* _Records for this task_
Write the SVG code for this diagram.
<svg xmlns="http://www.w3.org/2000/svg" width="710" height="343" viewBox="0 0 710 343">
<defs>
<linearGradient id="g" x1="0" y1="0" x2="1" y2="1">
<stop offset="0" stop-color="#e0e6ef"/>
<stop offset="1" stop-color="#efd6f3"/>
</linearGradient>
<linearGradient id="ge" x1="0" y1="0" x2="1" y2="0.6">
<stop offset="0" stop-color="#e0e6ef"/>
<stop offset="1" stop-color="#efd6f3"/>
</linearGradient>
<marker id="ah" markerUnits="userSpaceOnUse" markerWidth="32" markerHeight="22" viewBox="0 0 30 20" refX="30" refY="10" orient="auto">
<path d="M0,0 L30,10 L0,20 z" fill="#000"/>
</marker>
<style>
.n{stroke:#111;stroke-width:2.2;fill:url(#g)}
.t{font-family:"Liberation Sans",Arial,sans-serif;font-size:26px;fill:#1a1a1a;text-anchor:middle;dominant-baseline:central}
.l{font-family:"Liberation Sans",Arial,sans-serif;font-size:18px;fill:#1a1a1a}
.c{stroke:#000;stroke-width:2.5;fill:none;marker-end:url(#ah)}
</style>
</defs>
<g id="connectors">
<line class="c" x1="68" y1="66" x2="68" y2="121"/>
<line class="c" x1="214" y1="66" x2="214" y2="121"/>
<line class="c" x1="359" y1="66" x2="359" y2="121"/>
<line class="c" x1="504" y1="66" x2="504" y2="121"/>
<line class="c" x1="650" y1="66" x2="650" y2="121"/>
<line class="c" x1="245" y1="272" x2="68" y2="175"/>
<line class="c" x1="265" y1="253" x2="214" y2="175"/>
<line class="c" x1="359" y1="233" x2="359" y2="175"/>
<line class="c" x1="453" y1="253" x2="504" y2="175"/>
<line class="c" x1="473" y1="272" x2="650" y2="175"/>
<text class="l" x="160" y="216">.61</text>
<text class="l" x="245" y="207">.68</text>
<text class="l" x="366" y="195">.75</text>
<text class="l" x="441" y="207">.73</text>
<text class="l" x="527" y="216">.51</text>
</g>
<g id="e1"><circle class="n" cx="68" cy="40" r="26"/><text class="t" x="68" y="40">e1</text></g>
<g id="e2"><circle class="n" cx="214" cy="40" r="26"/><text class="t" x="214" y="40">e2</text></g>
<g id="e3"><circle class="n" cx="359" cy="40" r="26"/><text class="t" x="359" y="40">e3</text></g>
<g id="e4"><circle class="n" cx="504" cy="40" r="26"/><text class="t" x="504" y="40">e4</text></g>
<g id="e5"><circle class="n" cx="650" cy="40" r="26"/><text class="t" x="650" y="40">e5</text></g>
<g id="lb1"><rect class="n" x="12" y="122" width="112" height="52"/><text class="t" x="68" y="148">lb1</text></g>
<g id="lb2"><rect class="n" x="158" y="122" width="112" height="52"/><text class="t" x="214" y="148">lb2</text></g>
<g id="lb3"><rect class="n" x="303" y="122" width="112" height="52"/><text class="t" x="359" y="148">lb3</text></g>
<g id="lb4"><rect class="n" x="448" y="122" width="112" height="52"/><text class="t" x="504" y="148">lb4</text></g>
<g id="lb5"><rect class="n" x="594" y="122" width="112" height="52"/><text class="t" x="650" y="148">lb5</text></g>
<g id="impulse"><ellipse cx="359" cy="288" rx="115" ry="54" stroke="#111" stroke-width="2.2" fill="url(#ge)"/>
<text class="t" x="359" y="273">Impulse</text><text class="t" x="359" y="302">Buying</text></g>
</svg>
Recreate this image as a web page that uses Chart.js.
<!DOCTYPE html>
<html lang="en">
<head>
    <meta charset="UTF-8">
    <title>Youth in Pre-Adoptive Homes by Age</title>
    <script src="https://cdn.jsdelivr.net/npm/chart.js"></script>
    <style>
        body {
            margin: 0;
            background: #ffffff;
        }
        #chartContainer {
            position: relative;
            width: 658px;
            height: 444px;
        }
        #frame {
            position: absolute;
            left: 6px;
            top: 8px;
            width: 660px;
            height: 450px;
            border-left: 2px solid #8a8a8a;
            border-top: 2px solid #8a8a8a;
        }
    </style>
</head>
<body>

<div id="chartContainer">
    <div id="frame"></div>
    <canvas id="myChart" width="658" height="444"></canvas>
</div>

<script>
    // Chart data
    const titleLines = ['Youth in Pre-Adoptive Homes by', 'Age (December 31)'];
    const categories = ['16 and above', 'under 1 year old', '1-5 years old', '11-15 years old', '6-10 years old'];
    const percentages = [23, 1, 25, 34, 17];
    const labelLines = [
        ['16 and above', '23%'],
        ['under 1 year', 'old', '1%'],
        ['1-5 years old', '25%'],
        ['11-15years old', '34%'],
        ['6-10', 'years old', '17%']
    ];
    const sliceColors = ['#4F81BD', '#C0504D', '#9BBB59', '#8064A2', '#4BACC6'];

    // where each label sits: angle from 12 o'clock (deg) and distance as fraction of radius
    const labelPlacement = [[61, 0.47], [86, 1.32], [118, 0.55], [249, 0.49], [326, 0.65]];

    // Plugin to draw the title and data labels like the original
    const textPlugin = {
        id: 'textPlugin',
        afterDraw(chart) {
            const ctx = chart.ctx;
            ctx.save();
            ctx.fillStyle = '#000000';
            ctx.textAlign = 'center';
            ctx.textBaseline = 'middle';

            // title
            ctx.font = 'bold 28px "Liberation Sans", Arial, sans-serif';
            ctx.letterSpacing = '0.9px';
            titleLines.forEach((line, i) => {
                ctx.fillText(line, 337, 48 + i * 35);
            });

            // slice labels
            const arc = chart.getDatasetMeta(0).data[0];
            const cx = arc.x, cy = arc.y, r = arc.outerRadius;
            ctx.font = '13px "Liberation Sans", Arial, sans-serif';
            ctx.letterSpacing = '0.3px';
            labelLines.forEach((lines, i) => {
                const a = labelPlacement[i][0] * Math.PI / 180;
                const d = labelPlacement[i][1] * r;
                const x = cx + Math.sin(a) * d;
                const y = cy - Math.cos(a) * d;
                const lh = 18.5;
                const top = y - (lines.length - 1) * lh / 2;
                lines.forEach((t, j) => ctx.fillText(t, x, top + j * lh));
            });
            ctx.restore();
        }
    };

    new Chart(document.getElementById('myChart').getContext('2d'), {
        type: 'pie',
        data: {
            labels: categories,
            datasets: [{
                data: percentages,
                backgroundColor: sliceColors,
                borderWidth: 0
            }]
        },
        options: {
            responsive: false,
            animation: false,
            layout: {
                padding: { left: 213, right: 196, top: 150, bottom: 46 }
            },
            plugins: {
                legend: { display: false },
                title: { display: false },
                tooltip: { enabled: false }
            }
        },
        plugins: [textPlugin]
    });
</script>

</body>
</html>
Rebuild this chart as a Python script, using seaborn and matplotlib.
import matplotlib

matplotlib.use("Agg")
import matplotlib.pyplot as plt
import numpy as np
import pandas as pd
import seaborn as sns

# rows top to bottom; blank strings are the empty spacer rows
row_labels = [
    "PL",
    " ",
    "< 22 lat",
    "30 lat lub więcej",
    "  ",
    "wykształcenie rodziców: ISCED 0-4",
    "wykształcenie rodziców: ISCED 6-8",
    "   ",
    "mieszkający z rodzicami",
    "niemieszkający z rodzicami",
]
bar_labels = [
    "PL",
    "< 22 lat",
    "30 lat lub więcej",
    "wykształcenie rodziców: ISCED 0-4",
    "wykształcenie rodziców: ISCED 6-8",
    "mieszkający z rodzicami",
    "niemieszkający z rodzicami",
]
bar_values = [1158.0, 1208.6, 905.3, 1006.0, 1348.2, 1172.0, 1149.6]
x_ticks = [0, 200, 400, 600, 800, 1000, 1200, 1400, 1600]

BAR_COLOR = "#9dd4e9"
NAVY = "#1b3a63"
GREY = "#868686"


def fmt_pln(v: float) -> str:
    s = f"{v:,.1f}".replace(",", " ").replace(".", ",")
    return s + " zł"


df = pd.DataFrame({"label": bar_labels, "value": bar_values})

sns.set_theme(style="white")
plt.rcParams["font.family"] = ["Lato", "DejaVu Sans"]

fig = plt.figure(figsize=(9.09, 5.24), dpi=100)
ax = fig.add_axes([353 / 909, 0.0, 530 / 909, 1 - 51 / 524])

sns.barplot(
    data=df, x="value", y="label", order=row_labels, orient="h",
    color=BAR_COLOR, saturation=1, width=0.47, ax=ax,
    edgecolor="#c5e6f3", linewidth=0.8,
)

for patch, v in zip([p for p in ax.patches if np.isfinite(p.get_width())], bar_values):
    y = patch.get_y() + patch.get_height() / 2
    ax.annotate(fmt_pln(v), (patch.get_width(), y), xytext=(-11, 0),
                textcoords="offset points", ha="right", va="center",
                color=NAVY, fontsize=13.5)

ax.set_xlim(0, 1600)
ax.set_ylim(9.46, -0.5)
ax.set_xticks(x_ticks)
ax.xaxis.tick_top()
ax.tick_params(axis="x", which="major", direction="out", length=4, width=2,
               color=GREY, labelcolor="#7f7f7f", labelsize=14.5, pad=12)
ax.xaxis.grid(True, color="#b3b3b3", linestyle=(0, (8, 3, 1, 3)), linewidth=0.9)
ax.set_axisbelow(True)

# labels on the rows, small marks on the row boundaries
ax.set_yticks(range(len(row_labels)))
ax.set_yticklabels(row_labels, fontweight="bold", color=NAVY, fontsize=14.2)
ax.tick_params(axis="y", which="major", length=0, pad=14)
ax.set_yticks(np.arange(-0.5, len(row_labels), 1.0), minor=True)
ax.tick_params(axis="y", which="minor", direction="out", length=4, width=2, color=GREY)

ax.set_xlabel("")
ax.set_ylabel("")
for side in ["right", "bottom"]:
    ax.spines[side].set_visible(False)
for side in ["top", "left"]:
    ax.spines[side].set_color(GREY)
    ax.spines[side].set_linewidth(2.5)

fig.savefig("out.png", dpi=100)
--
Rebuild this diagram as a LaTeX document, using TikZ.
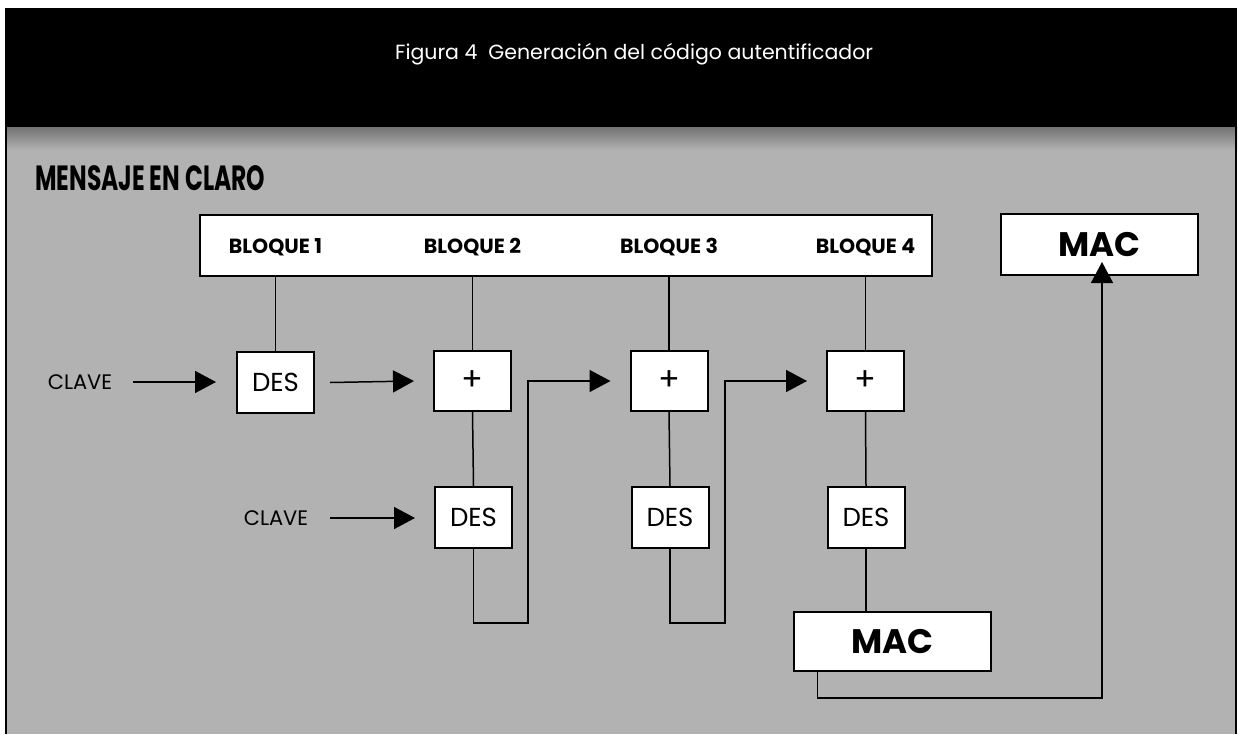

* _Exercise goal_
Reproduce, exactly as written, the stretch of lines whose first line is the one with "Rebuild this chart" and whose last line is the one with "import seaborn as sns".

* _Task output_
Rebuild this chart as a Python script, using seaborn and matplotlib.
import matplotlib

matplotlib.use("Agg")
import matplotlib.pyplot as plt
import numpy as np
import pandas as pd
import seaborn as sns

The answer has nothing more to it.